Tracing adds an ID to a request so you can see how it moves through a system. There are two standards that most tracing systems follow: the W3C's Trace Context and OpenTracing. These were preceded by two popular systems called Zipkin and Dapper.
The idea here is if you have IDs on your requests, you can see how data is moving through a distributed system. For example a user makes a request to
/ which goes through a load balancer, then hits an application server, and then hits a Postgres database. Being able to see the options the user requested on
/ and how that affected the query to the database is incredibly useful for debugging. The goal here is not to see how an individual user interacts with our system (many would consider that a violation of privacy and unethical) but rather to group classes of requests together and see how they work. You do this by sampling requests, obfuscating any information that might be used to identify a user.
How to implement tracing#
OpenTelemetry actually gives us tracing information as well as metric information. Many cloud providers also have tracing products and work with the common tracing standards.
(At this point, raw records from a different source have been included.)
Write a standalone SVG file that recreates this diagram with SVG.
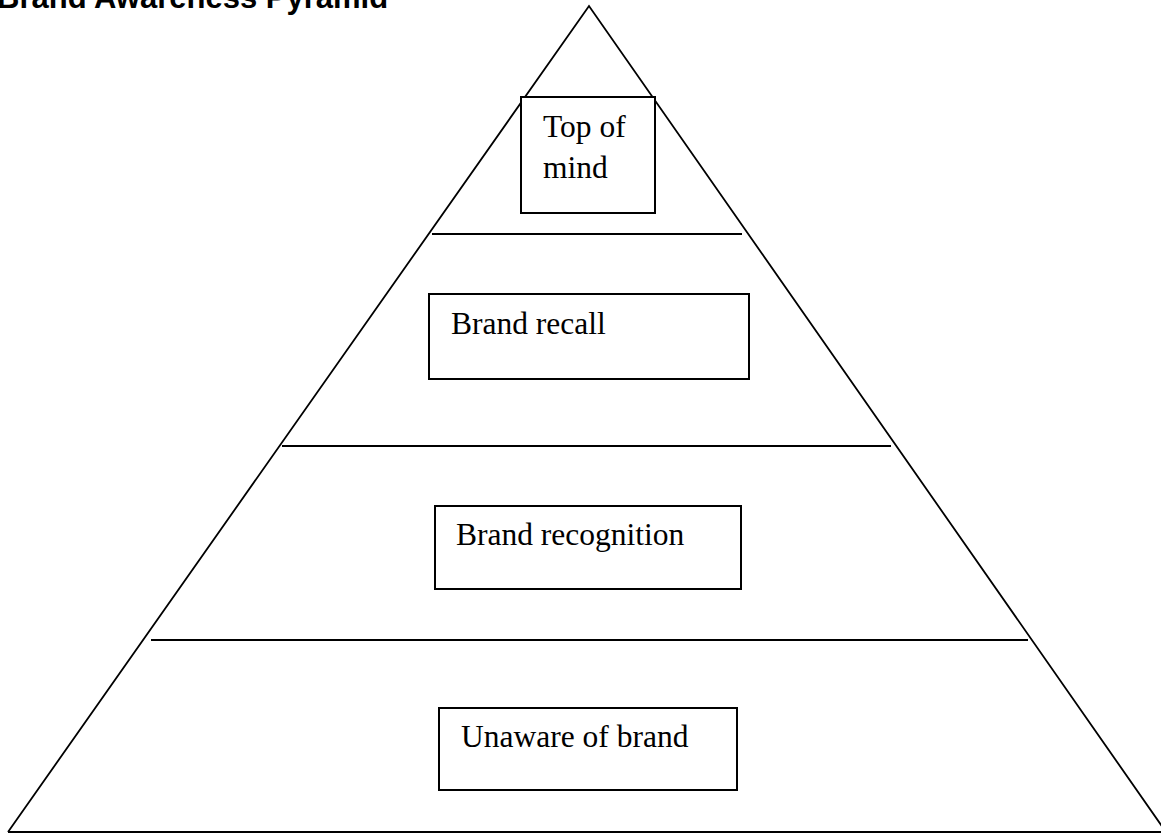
<svg xmlns="http://www.w3.org/2000/svg" width="1161" height="834" viewBox="0 0 1161 834">
<style>
.ln{stroke:#000;stroke-width:1.8;fill:none}
.bx{stroke:#000;stroke-width:2;fill:#fff}
.lb{font-family:"Liberation Serif","Times New Roman",serif;font-size:31.5px;fill:#000}
.tt{font-family:"Liberation Sans",Arial,sans-serif;font-size:31px;font-weight:bold;fill:#000}
</style>
<rect width="1161" height="834" fill="#fff"/>
<text class="tt" x="-3" y="8">Brand Awareness Pyramid</text>
<g id="pyramid">
<polyline class="ln" points="8,832 589,6 1166,832"/>
<line class="ln" x1="8" y1="832" x2="1161" y2="832"/>
</g>
<g id="connectors">
<line class="ln" x1="432" y1="234" x2="742" y2="234"/>
<line class="ln" x1="282" y1="446" x2="891" y2="446"/>
<line class="ln" x1="151" y1="640" x2="1028" y2="640"/>
</g>
<g id="top-of-mind">
<rect class="bx" x="521" y="97" width="134" height="116"/>
<text class="lb" x="543" y="137">Top of</text>
<text class="lb" x="543" y="178">mind</text>
</g>
<g id="brand-recall">
<rect class="bx" x="429" y="294" width="320" height="85"/>
<text class="lb" x="451" y="334">Brand recall</text>
</g>
<g id="brand-recognition">
<rect class="bx" x="435" y="506" width="306" height="83"/>
<text class="lb" x="456" y="545">Brand recognition</text>
</g>
<g id="unaware">
<rect class="bx" x="439" y="708" width="298" height="82"/>
<text class="lb" x="461" y="747">Unaware of brand</text>
</g>
</svg>
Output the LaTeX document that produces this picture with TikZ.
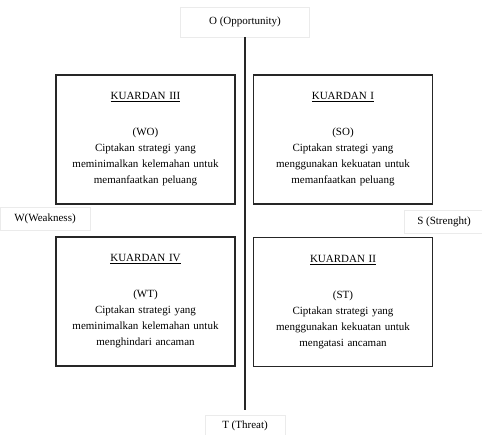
\documentclass[tikz,border=0pt]{standalone}
\usepackage{fontspec}
\setmainfont{Liberation Serif}
\usepackage{tikz}

\begin{document}
\begin{tikzpicture}[x=1pt,y=-1pt,
    kuadran/.style={draw=black!85,line width=1.6pt,minimum width=179pt,minimum height=129pt,
        text width=172pt,align=center,inner sep=0pt,font=\fontsize{11}{16}\selectfont},
    sumbu/.style={draw=black!8,line width=0.6pt,inner sep=0pt,font=\fontsize{11}{13}\selectfont}]
\useasboundingbox (0,0) rectangle (482,435);
% kuadran
\node[kuadran] (k3) at (145.5,139.5) {\underline{KUARDAN III}\\[20pt] (WO)\\ Ciptakan strategi yang\\ meminimalkan kelemahan untuk\\ memanfaatkan peluang};
\node[kuadran] (k1) at (343,139.5) {\underline{KUARDAN I}\\[20pt] (SO)\\ Ciptakan strategi yang\\ menggunakan kekuatan untuk\\ memanfaatkan peluang};
\node[kuadran] (k4) at (145.5,301.5) {\underline{KUARDAN IV}\\[20pt] (WT)\\ Ciptakan strategi yang\\ meminimalkan kelemahan untuk\\ menghindari ancaman};
\node[kuadran] (k2) at (343,302) {\underline{KUARDAN II}\\[20pt] (ST)\\ Ciptakan strategi yang\\ menggunakan kekuatan untuk\\ mengatasi ancaman};
% label sumbu
\node[sumbu,minimum width=129pt,minimum height=30pt] (opp) at (245,22) {O (Opportunity)};
\node[sumbu,minimum width=80pt,minimum height=22pt] (thr) at (245,426) {T (Threat)};
\node[sumbu,minimum width=90pt,minimum height=23pt] (wea) at (45,218.5) {W(Weakness)};
\node[sumbu,minimum width=80pt,minimum height=23pt] (str) at (444,221.5) {S (Strenght)};
\draw[line width=1.6pt,black!85] (opp.south) -- ([yshift=5pt]thr.north);
\end{tikzpicture}
\end{document}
To do tracing, you'll need two things: client instrumentation and a backend. The backend stores the traces, and are what cloud providers sell. The instrumentation will mostly be done by you, but some hosted products like load balancers regularly have tracing instrumentation done for you.
Google Cloud Platform has a tracing product called Cloud Trace, and adds trace information to all requests that pass through their L7 Load Balancer as well as a few of their other hosting products.
Amazon Web Services has a tracing product called X-Ray, and adds trace information to a variety of their products.
Microsoft Azure has a tracing product called Application Insights.
Other companies also sell hosted tracing products, including Datadog, Honeycomb and others.
You can also host your own tracing backend with Jaeger.